Seven people were arrested on Tuesday for participating in an SAT cheating ring out of Great Neck, according to Nassau County District Attorney Kathleen Rice.
The arrested are current or former Great Neck North High School students who are accused of paying college student Sam Eshaghoff, 19, of Great Neck, between $1,500 and $2,500 each to impersonate them and take the SAT test to achieve higher scores.
Rice said that Eshaghoff, who attended the University of Michigan during his freshman year, but is now enrolled at Emory University, was retained to impersonate students and take the SAT for them. Investigators arrested Eshaghoff Tuesday morning. He is charged with scheme to defraud in the first degree, falsifying business records in the second degree and criminal impersonation in the second degree. If convicted, he faces up to four years in prison.
The six students who hired Eshaghoff were charged with misdemeanors, and because of their ages, are not identified. The students and Eshaghoff were arraigned Tuesday in First District Court in Hempstead.
Bail was set for Eshagoff at $1,000 bond or $500 cash.

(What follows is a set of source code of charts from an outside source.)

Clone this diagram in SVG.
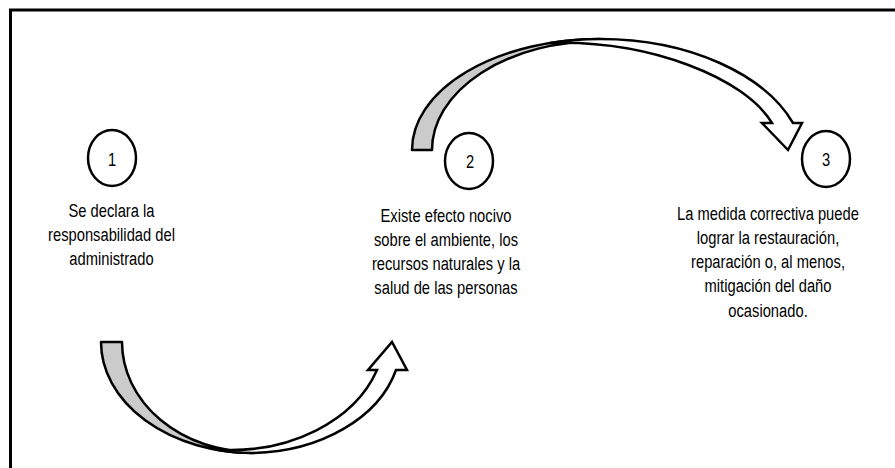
<svg xmlns="http://www.w3.org/2000/svg" width="895" height="468" viewBox="0 0 895 468">
<style>
.frame{fill:none;stroke:#000;stroke-width:3}
.node{fill:#fff;stroke:#000;stroke-width:2.5}
.t{font-family:"Liberation Sans",Arial,sans-serif;font-size:17px;fill:#000;text-anchor:middle}
.back{fill:#cbcbcb;stroke:#000;stroke-width:2.5;stroke-linejoin:round}
.front{fill:#fff;stroke:#000;stroke-width:2.5;stroke-linejoin:miter}
</style>
<rect width="895" height="468" fill="#fff"/>
<path class="frame" d="M10.5,468 L10.5,10 L895,10"/>
<g id="connectors">
<g id="arrow-1-2">
<path class="back" d="M101,342 L122,342 A131,110 0 0 0 253,452 L253,453 A152,111 0 0 1 101,342 Z"/>
<path class="front" d="M253,453 A152,111 0 0 0 396,370 L407,370 L392,342 L368,370 L377,370 C355,420 290,455 215,449.5 A152,111 0 0 0 253,453 Z"/>
</g>
<g id="arrow-2-3">
<path class="back" d="M412,150 L432,150 A168,109 0 0 1 600,41 L600,39 A188,111 0 0 0 412,150 Z"/>
<path class="front" d="M600,39 C690,39 765,75 793,123 L802,123 L788,150 L762,123 L772,123 C745,78 650,40 550,43 A188,111 0 0 1 600,39 Z"/>
</g>
</g>
<g id="node1">
<ellipse class="node" cx="112" cy="158" rx="24" ry="28"/>
<text class="t" transform="translate(112,166) scale(0.867,1.1)">1</text>
<text class="t" transform="translate(111.5,217) scale(0.867,1.1)">Se declara la</text>
<text class="t" transform="translate(111.5,241) scale(0.867,1.1)">responsabilidad del</text>
<text class="t" transform="translate(111.5,265) scale(0.867,1.1)">administrado</text>
</g>
<g id="node2">
<ellipse class="node" cx="469" cy="161" rx="24" ry="28"/>
<text class="t" transform="translate(470,168) scale(0.867,1.1)">2</text>
<text class="t" transform="translate(446,222) scale(0.867,1.1)">Existe efecto nocivo</text>
<text class="t" transform="translate(446,246) scale(0.867,1.1)">sobre el ambiente, los</text>
<text class="t" transform="translate(446,270) scale(0.867,1.1)">recursos naturales y la</text>
<text class="t" transform="translate(446,294) scale(0.867,1.1)">salud de las personas</text>
</g>
<g id="node3">
<ellipse class="node" cx="826" cy="159" rx="24" ry="28"/>
<text class="t" transform="translate(826,166) scale(0.867,1.1)">3</text>
<text class="t" transform="translate(768,220) scale(0.867,1.1)">La medida correctiva puede</text>
<text class="t" transform="translate(768,244) scale(0.867,1.1)">lograr la restauración,</text>
<text class="t" transform="translate(768,268) scale(0.867,1.1)">reparación o, al menos,</text>
<text class="t" transform="translate(768,292) scale(0.867,1.1)">mitigación del daño</text>
<text class="t" transform="translate(768,317) scale(0.867,1.1)">ocasionado.</text>
</g>
</svg>
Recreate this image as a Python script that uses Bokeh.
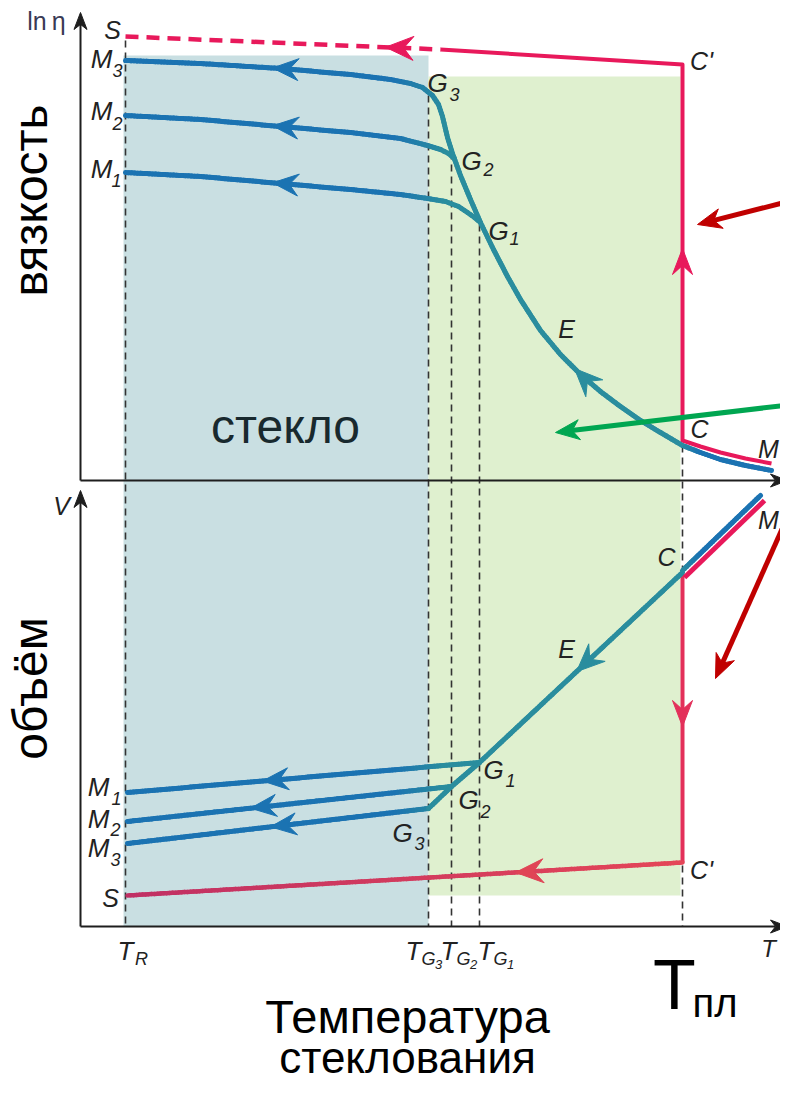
import numpy as np
from bokeh.plotting import figure
from bokeh.models import Range1d
from bokeh.embed import file_html
from bokeh.resources import INLINE
from bokeh.core.properties import value

# ---------------- DATA (schematic units: T grows to the right, ln(eta) and V grow upward) -------------
T_R, T_G3, T_G2, T_G1, T_PL, T_MAX = 125, 428, 451, 479, 682, 771

# upper panel: viscosity ln(eta)  (page-unit values, larger = lower on the page)
visc_M3_T = [125, 200, 280, 350, 390, 410, 422, 432, 438, 442]
visc_M3 = [60, 63, 68, 74, 79, 83, 87, 95, 104, 116]
visc_M2_T = [125, 200, 280, 350, 400, 427, 440, 448, 454]
visc_M2 = [115, 119, 126, 132, 138, 145, 149, 153, 158]
visc_M1_T = [125, 200, 280, 350, 400, 427, 445, 458, 467, 474, 480]
visc_M1 = [172, 176, 183, 189, 194, 198, 201, 206, 212, 217, 222]
visc_E_T = [442, 447, 452, 460, 470, 480, 493, 507, 520, 540, 560, 580, 600, 620, 640, 660, 682]
visc_E = [116, 137, 153, 175, 199, 222, 249, 276, 299, 330, 354, 374, 391, 406, 420, 432, 445]
visc_melt_T = [682, 700, 720, 745, 771]
visc_melt = [445, 452, 459, 465, 470]
visc_melt_red = [440, 446, 452, 458, 463]
visc_cryst_T = [125, 440, 682]
visc_cryst = [36, 49, 64]

# lower panel: volume V
vol_E_T = [682, 479, 451, 428]
vol_E = [572, 762, 786, 808]
vol_M1_T, vol_M1 = [127, 479], [792, 762]
vol_M2_T, vol_M2 = [127, 451], [821, 786]
vol_M3_T, vol_M3 = [127, 428], [843, 808]
vol_melt_T, vol_melt = [682, 760], [570, 495]
vol_melt_red_T, vol_melt_red = [684, 764], [577, 500]
vol_cryst_T, vol_cryst = [127, 682], [895, 862]
vol_C, vol_Cp = 572, 862

# panel frames
top_axis_y, bot_axis_y, axis_x = 480, 926, 80
glass_top, super_top, super_bottom = 55, 76, 895

tick_T = [T_R, T_G3, T_G2, T_G1]
tick_main = ["T", "T", "T", "T"]
tick_sub = ["R", "G", "G", "G"]
tick_subsub = ["", "3", "2", "1"]

# ---------------- STYLE ----------------
BLUE = (27, 115, 178)
TEAL = (42, 141, 158)
RED = "#e8195b"
DRED = "#c00000"
GREEN = "#00a651"
FONT = value("Liberation Sans")
LAB = "#222222"

p = figure(width=780, height=1087, x_range=Range1d(0, 780), y_range=Range1d(1087, 0),
           output_backend="svg", toolbar_location=None, x_axis_type=None, y_axis_type=None,
           min_border=0, outline_line_color=None, background_fill_color="white")
p.grid.visible = False


def hexc(c):
    return "#%02x%02x%02x" % tuple(int(round(v)) for v in c)


def mix(c0, c1, t):
    t = min(max(t, 0.0), 1.0)
    return tuple(a + (b - a) * t for a, b in zip(c0, c1))


def grad_line(xs, ys, c0, c1, xa, xb, width):
    X0, Y0, X1, Y1, C = [], [], [], [], []
    for i in range(len(xs) - 1):
        n = max(2, int(np.hypot(xs[i + 1] - xs[i], ys[i + 1] - ys[i]) / 3))
        for k in range(n):
            a, b = k / n, (k + 1) / n
            x0 = xs[i] + (xs[i + 1] - xs[i]) * a
            y0 = ys[i] + (ys[i + 1] - ys[i]) * a
            x1 = xs[i] + (xs[i + 1] - xs[i]) * b
            y1 = ys[i] + (ys[i + 1] - ys[i]) * b
            X0.append(x0); Y0.append(y0); X1.append(x1); Y1.append(y1)
            C.append(hexc(mix(c0, c1, ((x0 + x1) / 2 - xa) / (xb - xa))))
    p.segment(X0, Y0, X1, Y1, line_color=C, line_width=width, line_cap="round")


def head(tx, ty, dx, dy, L=24, W=20, notch=0.35):
    n = np.hypot(dx, dy)
    ux, uy = dx / n, dy / n
    px, py = -uy, ux
    bx, by = tx - ux * L, ty - uy * L
    nx, ny = tx - ux * L * (1 - notch), ty - uy * L * (1 - notch)
    return [tx, bx + px * W / 2, nx, bx - px * W / 2], [ty, by + py * W / 2, ny, by - py * W / 2]


def arrow_on(xs, ys, tip_x, color, L=26, W=22):
    order = np.argsort(xs)
    xa = np.array(xs, float)[order]
    ya = np.array(ys, float)[order]
    ty = np.interp(tip_x, xa, ya)
    ty2 = np.interp(tip_x + 6, xa, ya)
    hx, hy = head(tip_x, ty, -6, ty - ty2, L, W)
    p.patch(hx, hy, fill_color=color, line_color=color, line_width=1)


# ---------------- regions ----------------
p.quad(left=[T_R - 2], right=[T_G3], top=[glass_top], bottom=[bot_axis_y],
       fill_color="#c9dfe2", line_color=None)
p.quad(left=[T_G3], right=[T_PL - 2], top=[super_top], bottom=[super_bottom],
       fill_color="#dff0cf", line_color=None)

# dashed guides
for xg, y0 in [(T_R, 40), (T_G3, 95), (T_G2, 152), (T_G1, 224), (T_PL, 445)]:
    p.segment([xg], [y0], [xg], [bot_axis_y], line_color="#333333", line_width=1.6, line_dash="7 5")

# axes
p.segment([axis_x, axis_x, axis_x, axis_x], [top_axis_y, top_axis_y, bot_axis_y, bot_axis_y],
          [axis_x, 775, axis_x, 775], [22, top_axis_y, 500, bot_axis_y],
          line_color="#1e1e1e", line_width=2)
for (tx, ty, dx, dy) in [(axis_x, 12, 0, -1), (787, top_axis_y, 1, 0), (axis_x, 490, 0, -1), (787, bot_axis_y, 1, 0)]:
    hx, hy = head(tx, ty, dx, dy, L=17, W=13, notch=0.3)
    p.patch(hx, hy, fill_color="#1e1e1e", line_color="#1e1e1e")

# ---------------- upper panel curves ----------------
p.line(visc_cryst_T[:2], visc_cryst[:2], line_color=RED, line_width=4.5, line_dash="13 8")
p.line(visc_cryst_T[1:] + [T_PL] + visc_melt_T[1:],
       visc_cryst[1:] + visc_melt_red[:1] + visc_melt_red[1:],
       line_color=RED, line_width=4, line_join="round")
for xs, ys in [(visc_M3_T, visc_M3), (visc_M2_T, visc_M2), (visc_M1_T, visc_M1)]:
    grad_line(xs, ys, BLUE, TEAL, 395, 445, 5)
grad_line(visc_E_T, visc_E, TEAL, TEAL, 0, 1, 5)
grad_line(visc_melt_T, visc_melt, TEAL, BLUE, 682, 700, 5)

arrow_on(visc_cryst_T, visc_cryst, 385, RED, L=28, W=24)
for xs, ys in [(visc_M3_T, visc_M3), (visc_M2_T, visc_M2), (visc_M1_T, visc_M1)]:
    arrow_on(xs, ys, 272, hexc(BLUE), L=26, W=22)
arrow_on(visc_E_T, visc_E, 574, hexc(TEAL), L=28, W=24)
hx, hy = head(T_PL, 248, 0, -1, L=26, W=20)
p.patch(hx, hy, fill_color=RED, line_color=RED)

# ---------------- lower panel curves ----------------
p.line([T_PL, T_PL], [vol_C, vol_Cp], line_color="#e3305a", line_width=4)
grad_line(vol_cryst_T, vol_cryst, (192, 48, 100), (228, 70, 88), 127, 682, 4.5)
p.line(vol_melt_red_T, vol_melt_red, line_color=RED, line_width=5)
grad_line(vol_melt_T, vol_melt, TEAL, BLUE, 682, 700, 5)
for xs, ys in [(vol_M1_T, vol_M1), (vol_M2_T, vol_M2), (vol_M3_T, vol_M3)]:
    grad_line(xs, ys, BLUE, TEAL, 395, 445, 5)
grad_line(vol_E_T, vol_E, TEAL, TEAL, 0, 1, 5)

arrow_on(vol_cryst_T, vol_cryst, 515, "#e04456", L=28, W=24)
arrow_on(vol_M1_T, vol_M1, 262, hexc(BLUE))
arrow_on(vol_M2_T, vol_M2, 250, hexc(BLUE))
arrow_on(vol_M3_T, vol_M3, 270, hexc(BLUE))
hx, hy = head(576, np.interp(576, vol_E_T[1::-1], vol_E[1::-1]), -(vol_E_T[0] - vol_E_T[1]),
              -(vol_E[0] - vol_E[1]), L=28, W=24)
p.patch(hx, hy, fill_color=hexc(TEAL), line_color=hexc(TEAL))
hx, hy = head(T_PL, 726, 0, 1, L=26, W=20)
p.patch(hx, hy, fill_color="#e3305a", line_color="#e3305a")

# pointer arrows
for (x0, y0, x1, y1, col) in [(792, 200, 697, 224, DRED), (792, 404, 555, 432, GREEN), (792, 505, 715, 678, DRED)]:
    dx, dy = x1 - x0, y1 - y0
    n = np.hypot(dx, dy)
    p.line([x0, x1 - dx / n * 14], [y0, y1 - dy / n * 14], line_color=col, line_width=5)
    hx, hy = head(x1, y1, dx, dy, L=24, W=20, notch=0.3)
    p.patch(hx, hy, fill_color=col, line_color=col)


# ---------------- labels ----------------
def lab(xs, ys, texts, size, italic=True, color=LAB, align="center", baseline="middle", angle=0):
    p.text(x=xs, y=ys, text=texts, text_font=FONT, text_font_size=size,
           text_font_style="italic" if italic else "normal", text_color=color,
           text_align=align, text_baseline=baseline, angle=angle)


lab([46], [20], ["ln\u2009η"], "25px", italic=False, color="#3a3a55")
lab([112, 110, 61], [29, 897, 505], ["S", "S", "V"], "25px")
lab([101, 101, 101, 98, 98, 98], [58, 110, 168, 786, 818, 847], ["M"] * 6, "26px")
lab([117, 117, 116, 116, 115, 115], [70, 123, 180, 798, 829, 859], ["3", "2", "1", "1", "2", "3"], "18px")
lab([437, 471, 498, 493, 468, 402], [82, 160, 230, 769, 799, 832], ["G"] * 6, "26px")
lab([454, 488, 514, 510, 485, 419], [94, 169, 238, 780, 811, 843], ["3", "2", "1", "1", "2", "3"], "18px")
lab([566, 566], [328, 648], ["E", "E"], "25px")
lab([701, 699, 666, 701], [60, 428, 556, 869], ["C'", "C", "C", "C'"], "25px")
lab([768, 768], [448, 519], ["M", "M"], "25px")
lab([768], [948], ["T"], "24px")

tx_main = [T_R, T_G3 - 15, T_G2 - 3, T_G1 + 6]
lab(tx_main, [950] * 4, tick_main, "26px")
lab([tx_main[0] + 16] + [x + 15 for x in tx_main[1:]], [958] * 4, tick_sub, "18px")
lab([x + 25 for x in tx_main[1:]], [964] * 3, tick_subsub[1:], "13px")

lab([285], [426], ["стекло"], "48px", italic=False, color="#18292e")
lab([30], [200], ["вязкость"], "48px", italic=False, color="black", angle=np.pi / 2)
lab([30], [688], ["объём"], "48px", italic=False, color="black", angle=np.pi / 2)
lab([407], [1016], ["Температура"], "47px", italic=False, color="black")
lab([407], [1057], ["стеклования"], "44px", italic=False, color="black")
lab([674], [984], ["T"], "70px", italic=False, color="black")
lab([692], [1002], ["пл"], "40px", italic=False, color="black", align="left")

open("out.html", "w").write(file_html(p, INLINE))
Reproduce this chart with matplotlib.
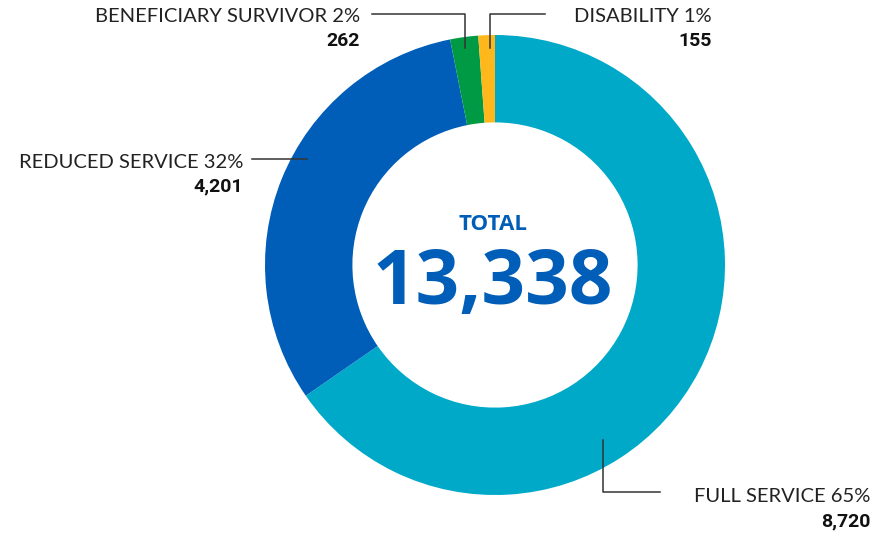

He is due back in court on Oct. 11. The six students were released on their own recognizance.
According to Rice, in early 2011, faculty members at Great Neck North High School heard rumors that an individual was paid by students to take the SAT in their place. After reviewing records of students who had taken the test at other schools, school officials focused on students with large variation between their SAT scores and their academic records.
To minimize the risk of discovery by proctors, the students registered to take the test at locations outside Great Neck. Investigators identified Eshaghoff, who presented false identification containing the student’s name, but with Eshaghoff’s picture.
The DA’s office is currently investigating whether at least two other Nassau County high schools had similar SAT scams occur, and whether Eshaghoff took the SAT test for students of other high schools.
The non-profit organization that conducts the test, Education Testing Service, informed prosecutors that it conducted its own investigation, but was unable to provide investigators documentation due to a computer crash. ETS generally cancels the scores and offers students suspected of cheating options of a refund, a free retest, or arbitration. Colleges and high schools are generally not notified by ETS when cheating is suspected.
“Colleges look for the best and brightest students, yet these six defendants tried to cheat the system and may have kept honest and qualified students from getting into their dream school,“ Rice said in a statement.
“These arrests should serve as a warning to those taking the SAT this Saturday that if you cheat, you can face serious criminal consequences,” she stated. “I want to thank the Great Neck School District for their invaluable assistance with this investigation.”
Matin Emouna, who is representing Eshagoff, did not return a call for comment.